--- PROMPT ---
Your task is to output the listing word for word, with pictures excluded.

--- DATA SECTION ---
++++

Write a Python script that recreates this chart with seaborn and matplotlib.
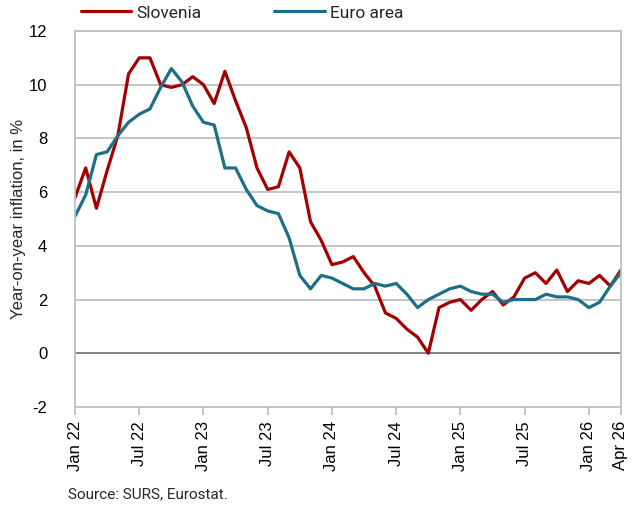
import matplotlib
matplotlib.use("Agg")
import matplotlib.pyplot as plt
import seaborn as sns
import pandas as pd
import numpy as np

months = pd.date_range("2022-01-01", "2026-04-01", freq="MS")

slovenia = [5.8, 6.9, 5.4, 6.8, 8.1, 10.4, 11.0, 11.0, 10.0, 9.9, 10.0, 10.3,
            10.0, 9.3, 10.5, 9.4, 8.4, 6.9, 6.1, 6.2, 7.5, 6.9, 4.9, 4.2,
            3.3, 3.4, 3.6, 3.0, 2.5, 1.5, 1.3, 0.9, 0.6, 0.0, 1.7, 1.9,
            2.0, 1.6, 2.0, 2.3, 1.8, 2.1, 2.8, 3.0, 2.6, 3.1, 2.3, 2.7,
            2.6, 2.9, 2.5, 3.1]
euro_area = [5.1, 5.9, 7.4, 7.5, 8.1, 8.6, 8.9, 9.1, 9.9, 10.6, 10.1, 9.2,
             8.6, 8.5, 6.9, 6.9, 6.1, 5.5, 5.3, 5.2, 4.3, 2.9, 2.4, 2.9,
             2.8, 2.6, 2.4, 2.4, 2.6, 2.5, 2.6, 2.2, 1.7, 2.0, 2.2, 2.4,
             2.5, 2.3, 2.2, 2.2, 1.9, 2.0, 2.0, 2.0, 2.2, 2.1, 2.1, 2.0,
             1.7, 1.9, 2.5, 3.0]
tick_months = [0, 6, 12, 18, 24, 30, 36, 42, 48, 51]
tick_labels = ["Jan 22", "Jul 22", "Jan 23", "Jul 23", "Jan 24", "Jul 24",
               "Jan 25", "Jul 25", "Jan 26", "Apr 26"]
series_names = ["Slovenia", "Euro area"]
colors = ["#A50000", "#1B7088"]

idx = np.arange(len(months))
df = pd.DataFrame({
    "m": np.concatenate([idx, idx]),
    "value": slovenia + euro_area,
    "series": [series_names[0]] * len(idx) + [series_names[1]] * len(idx),
})

sns.set_theme(style="white")
plt.rcParams["font.family"] = ["Liberation Sans", "DejaVu Sans"]

fig = plt.figure(figsize=(6.34, 5.08), dpi=100)
ax = fig.add_axes([75 / 634, 1 - 407 / 508, (621 - 75) / 634, (407 - 31) / 508])

sns.lineplot(data=df, x="m", y="value", hue="series",
             palette=dict(zip(series_names, colors)), linewidth=2.3,
             ax=ax, legend=False)

ax.set_xlim(0, 51)
ax.set_ylim(-2, 12)
ax.set_yticks(range(-2, 13, 2))
ax.set_yticklabels([str(v) for v in range(-2, 13, 2)], fontsize=12, color="#000000")
ax.yaxis.grid(True, color="#BFBFBF", linewidth=1.3)
ax.set_axisbelow(True)
ax.axhline(0, color="#7F7F7F", linewidth=1.3, zorder=1)
ax.tick_params(axis="y", length=0, pad=20)

ax.set_xticks(tick_months)
ax.set_xticklabels(tick_labels, rotation=90, fontsize=12, color="#000000")
ax.tick_params(axis="x", length=6, width=1.3, color="#BFBFBF", direction="out",
               bottom=True, pad=4)

for s in ax.spines.values():
    s.set_color("#BFBFBF")
    s.set_linewidth(1.3)

ax.set_xlabel("")
ax.set_ylabel("Year-on-year inflation, in %", fontsize=12)
ax.yaxis.set_label_coords(-49 / 546, 0.5)

handles = [plt.Line2D([], [], color=c, linewidth=2.3) for c in colors]
fig.legend(handles, series_names, loc="center left", bbox_to_anchor=(65 / 634, 1 - 13 / 508),
           ncol=2, frameon=False, handlelength=2.9, handletextpad=0.3,
           columnspacing=4.2, prop={"family": ["Roboto", "DejaVu Sans"], "size": 12.5})

fig.text(68 / 634, 1 - 494 / 508, "Source: SURS, Eurostat.", fontsize=11,
         family=["Roboto", "DejaVu Sans"], va="center", ha="left")

fig.savefig("out.png", dpi=100)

++++

--- OUTPUT ---
Write a Python script that recreates this chart with seaborn and matplotlib.
import matplotlib
matplotlib.use("Agg")
import matplotlib.pyplot as plt
import seaborn as sns
import pandas as pd
import numpy as np

months = pd.date_range("2022-01-01", "2026-04-01", freq="MS")

slovenia = [5.8, 6.9, 5.4, 6.8, 8.1, 10.4, 11.0, 11.0, 10.0, 9.9, 10.0, 10.3,
            10.0, 9.3, 10.5, 9.4, 8.4, 6.9, 6.1, 6.2, 7.5, 6.9, 4.9, 4.2,
            3.3, 3.4, 3.6, 3.0, 2.5, 1.5, 1.3, 0.9, 0.6, 0.0, 1.7, 1.9,
            2.0, 1.6, 2.0, 2.3, 1.8, 2.1, 2.8, 3.0, 2.6, 3.1, 2.3, 2.7,
            2.6, 2.9, 2.5, 3.1]
euro_area = [5.1, 5.9, 7.4, 7.5, 8.1, 8.6, 8.9, 9.1, 9.9, 10.6, 10.1, 9.2,
             8.6, 8.5, 6.9, 6.9, 6.1, 5.5, 5.3, 5.2, 4.3, 2.9, 2.4, 2.9,
             2.8, 2.6, 2.4, 2.4, 2.6, 2.5, 2.6, 2.2, 1.7, 2.0, 2.2, 2.4,
             2.5, 2.3, 2.2, 2.2, 1.9, 2.0, 2.0, 2.0, 2.2, 2.1, 2.1, 2.0,
             1.7, 1.9, 2.5, 3.0]
tick_months = [0, 6, 12, 18, 24, 30, 36, 42, 48, 51]
tick_labels = ["Jan 22", "Jul 22", "Jan 23", "Jul 23", "Jan 24", "Jul 24",
               "Jan 25", "Jul 25", "Jan 26", "Apr 26"]
series_names = ["Slovenia", "Euro area"]
colors = ["#A50000", "#1B7088"]

idx = np.arange(len(months))
df = pd.DataFrame({
    "m": np.concatenate([idx, idx]),
    "value": slovenia + euro_area,
    "series": [series_names[0]] * len(idx) + [series_names[1]] * len(idx),
})

sns.set_theme(style="white")
plt.rcParams["font.family"] = ["Liberation Sans", "DejaVu Sans"]

fig = plt.figure(figsize=(6.34, 5.08), dpi=100)
ax = fig.add_axes([75 / 634, 1 - 407 / 508, (621 - 75) / 634, (407 - 31) / 508])

sns.lineplot(data=df, x="m", y="value", hue="series",
             palette=dict(zip(series_names, colors)), linewidth=2.3,
             ax=ax, legend=False)

ax.set_xlim(0, 51)
ax.set_ylim(-2, 12)
ax.set_yticks(range(-2, 13, 2))
ax.set_yticklabels([str(v) for v in range(-2, 13, 2)], fontsize=12, color="#000000")
ax.yaxis.grid(True, color="#BFBFBF", linewidth=1.3)
ax.set_axisbelow(True)
ax.axhline(0, color="#7F7F7F", linewidth=1.3, zorder=1)
ax.tick_params(axis="y", length=0, pad=20)

ax.set_xticks(tick_months)
ax.set_xticklabels(tick_labels, rotation=90, fontsize=12, color="#000000")
ax.tick_params(axis="x", length=6, width=1.3, color="#BFBFBF", direction="out",
               bottom=True, pad=4)

for s in ax.spines.values():
    s.set_color("#BFBFBF")
    s.set_linewidth(1.3)

ax.set_xlabel("")
ax.set_ylabel("Year-on-year inflation, in %", fontsize=12)
ax.yaxis.set_label_coords(-49 / 546, 0.5)

handles = [plt.Line2D([], [], color=c, linewidth=2.3) for c in colors]
fig.legend(handles, series_names, loc="center left", bbox_to_anchor=(65 / 634, 1 - 13 / 508),
           ncol=2, frameon=False, handlelength=2.9, handletextpad=0.3,
           columnspacing=4.2, prop={"family": ["Roboto", "DejaVu Sans"], "size": 12.5})

fig.text(68 / 634, 1 - 494 / 508, "Source: SURS, Eurostat.", fontsize=11,
         family=["Roboto", "DejaVu Sans"], va="center", ha="left")

fig.savefig("out.png", dpi=100)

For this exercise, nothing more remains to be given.